La Sponge Crater semble être une sorte d’évolution de ta précédente sneaker imaginée pour Converse, la Aeon Active CX…
Le lien entre la Sponge Crater et l’Aeon Active, c’est cette volonté de repousser les limites de la forme, en plus du fait qu’elles sont toutes les deux fabriquées à partir de la mousse Crater de Nike, une technologie durable incroyable. Je suis tombé amoureux de ce matériau en 2019, lors d’un entretien avec John Hoke, le Chief Design Officer de Nike. C’est pour ça qu’il est omniprésent dans les Converse que je crée.
Photo : Converse Sponge Crater x A-Cold-Wall*.
La forme de ces chaussures sculpturales est assez futuriste. Mais tiennent-elles avant tout leur forme de leur fonction ? Et de manière plus générale, penses-tu que la fonction d’un objet doit dicter sa forme ?
Ça dépend de la catégorie. Pour le prêt-à-porter, oui. Les vêtements sont des produits de design dont la vocation est de rendre un service. Mais une œuvre d’art portable n’a aucune règle à suivre. Concernant la Sponge Crater, elle répond au besoin de confort, renforcé après le confinement. On y glisse son pied hyper facilement, comme dans une chaussette, grâce à sa tige en maille sans lacets, qui permet par ailleurs de réduire les chutes lors de la confection. On sait déjà ce qu’une chaussure doit apporter. Donc maintenant la question c’est plutôt de savoir à quoi doit ressembler la chaussure de demain ? Il s’agit avant tout de proposer de nouvelles idées.

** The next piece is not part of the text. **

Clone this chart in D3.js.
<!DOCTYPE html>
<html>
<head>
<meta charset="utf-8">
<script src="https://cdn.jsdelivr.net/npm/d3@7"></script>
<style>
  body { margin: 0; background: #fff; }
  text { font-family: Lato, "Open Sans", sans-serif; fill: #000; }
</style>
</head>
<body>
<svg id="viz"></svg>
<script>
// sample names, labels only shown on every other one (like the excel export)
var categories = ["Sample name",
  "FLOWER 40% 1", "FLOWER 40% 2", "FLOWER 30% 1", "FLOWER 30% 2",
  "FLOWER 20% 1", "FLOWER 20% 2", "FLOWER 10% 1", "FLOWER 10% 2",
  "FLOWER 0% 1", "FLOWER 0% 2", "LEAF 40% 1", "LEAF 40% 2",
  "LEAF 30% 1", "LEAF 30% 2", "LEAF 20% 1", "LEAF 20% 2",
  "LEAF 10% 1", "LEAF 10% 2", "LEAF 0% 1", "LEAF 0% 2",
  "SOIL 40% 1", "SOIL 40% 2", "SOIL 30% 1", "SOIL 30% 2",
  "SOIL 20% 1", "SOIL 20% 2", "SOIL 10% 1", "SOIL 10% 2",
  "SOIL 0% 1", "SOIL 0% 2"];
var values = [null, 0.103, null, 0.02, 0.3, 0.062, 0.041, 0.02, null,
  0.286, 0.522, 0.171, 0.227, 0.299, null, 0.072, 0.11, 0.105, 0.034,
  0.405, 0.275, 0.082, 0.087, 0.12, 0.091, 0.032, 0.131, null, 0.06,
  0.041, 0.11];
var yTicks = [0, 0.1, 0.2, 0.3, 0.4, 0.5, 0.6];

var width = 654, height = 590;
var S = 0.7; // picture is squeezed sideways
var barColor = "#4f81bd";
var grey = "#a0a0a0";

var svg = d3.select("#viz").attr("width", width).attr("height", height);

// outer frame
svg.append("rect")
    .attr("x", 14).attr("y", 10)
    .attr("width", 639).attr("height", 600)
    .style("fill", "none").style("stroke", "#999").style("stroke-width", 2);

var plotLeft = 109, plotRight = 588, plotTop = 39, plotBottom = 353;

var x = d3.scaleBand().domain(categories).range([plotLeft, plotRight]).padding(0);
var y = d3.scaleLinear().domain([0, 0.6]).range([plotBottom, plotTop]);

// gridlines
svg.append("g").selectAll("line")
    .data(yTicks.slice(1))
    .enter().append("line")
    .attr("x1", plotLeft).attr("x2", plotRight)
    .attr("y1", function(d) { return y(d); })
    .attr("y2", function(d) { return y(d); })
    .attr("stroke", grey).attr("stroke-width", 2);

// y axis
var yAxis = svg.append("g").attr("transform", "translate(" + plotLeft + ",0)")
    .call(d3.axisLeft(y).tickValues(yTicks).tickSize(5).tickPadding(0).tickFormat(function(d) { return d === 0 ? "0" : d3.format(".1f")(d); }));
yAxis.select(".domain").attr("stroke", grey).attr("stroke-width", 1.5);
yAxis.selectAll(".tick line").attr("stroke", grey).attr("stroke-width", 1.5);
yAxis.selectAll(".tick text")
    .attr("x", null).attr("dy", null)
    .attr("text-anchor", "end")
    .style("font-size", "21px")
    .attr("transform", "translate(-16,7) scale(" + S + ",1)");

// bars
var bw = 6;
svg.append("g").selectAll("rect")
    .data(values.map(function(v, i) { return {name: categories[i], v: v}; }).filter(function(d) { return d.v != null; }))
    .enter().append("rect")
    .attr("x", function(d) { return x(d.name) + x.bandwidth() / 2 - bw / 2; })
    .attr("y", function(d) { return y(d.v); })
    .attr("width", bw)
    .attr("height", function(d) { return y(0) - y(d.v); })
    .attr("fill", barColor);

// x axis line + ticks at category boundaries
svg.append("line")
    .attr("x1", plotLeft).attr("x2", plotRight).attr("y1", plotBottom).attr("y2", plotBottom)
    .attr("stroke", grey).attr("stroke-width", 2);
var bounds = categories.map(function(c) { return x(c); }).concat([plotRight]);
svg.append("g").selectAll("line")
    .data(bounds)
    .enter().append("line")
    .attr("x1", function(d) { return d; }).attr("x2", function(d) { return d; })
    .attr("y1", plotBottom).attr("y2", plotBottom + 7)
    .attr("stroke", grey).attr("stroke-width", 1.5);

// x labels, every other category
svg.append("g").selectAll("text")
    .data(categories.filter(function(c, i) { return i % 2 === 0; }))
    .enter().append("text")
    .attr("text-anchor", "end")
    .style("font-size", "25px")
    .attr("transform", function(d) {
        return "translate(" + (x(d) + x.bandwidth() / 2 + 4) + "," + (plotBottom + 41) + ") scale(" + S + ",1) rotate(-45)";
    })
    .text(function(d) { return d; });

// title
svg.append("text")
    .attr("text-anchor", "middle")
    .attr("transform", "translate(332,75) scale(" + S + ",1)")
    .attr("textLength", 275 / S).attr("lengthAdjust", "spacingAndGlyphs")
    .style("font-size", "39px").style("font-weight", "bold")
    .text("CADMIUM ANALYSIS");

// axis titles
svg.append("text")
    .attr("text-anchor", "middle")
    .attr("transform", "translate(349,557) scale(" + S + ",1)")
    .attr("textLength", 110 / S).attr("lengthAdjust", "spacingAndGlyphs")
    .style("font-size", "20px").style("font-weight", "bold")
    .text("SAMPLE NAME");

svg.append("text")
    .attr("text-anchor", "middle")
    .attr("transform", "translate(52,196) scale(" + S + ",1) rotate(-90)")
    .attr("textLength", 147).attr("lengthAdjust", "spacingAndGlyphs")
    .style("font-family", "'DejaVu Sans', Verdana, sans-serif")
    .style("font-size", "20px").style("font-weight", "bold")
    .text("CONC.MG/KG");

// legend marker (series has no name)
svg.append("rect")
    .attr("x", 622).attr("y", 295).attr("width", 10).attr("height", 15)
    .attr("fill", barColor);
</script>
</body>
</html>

Pourquoi cette asymétrie dans les trous sur la structure de la Sponge Crater ? Est-ce un clin d’œil à ton goût personnel pour l’asymétrie, visible sur nombre de tes créations A-Cold-Wall*, ou est-ce dicté par ton approche utilitaire ?
Les deux. C’est un geste esthétique qui sert aussi à améliorer la respirabilité. L’asymétrie, c’est presque une signature. Ici, c’est un trait d’union entre mon univers et celui de Converse, et également entre l’utilitaire et l’expérimentation.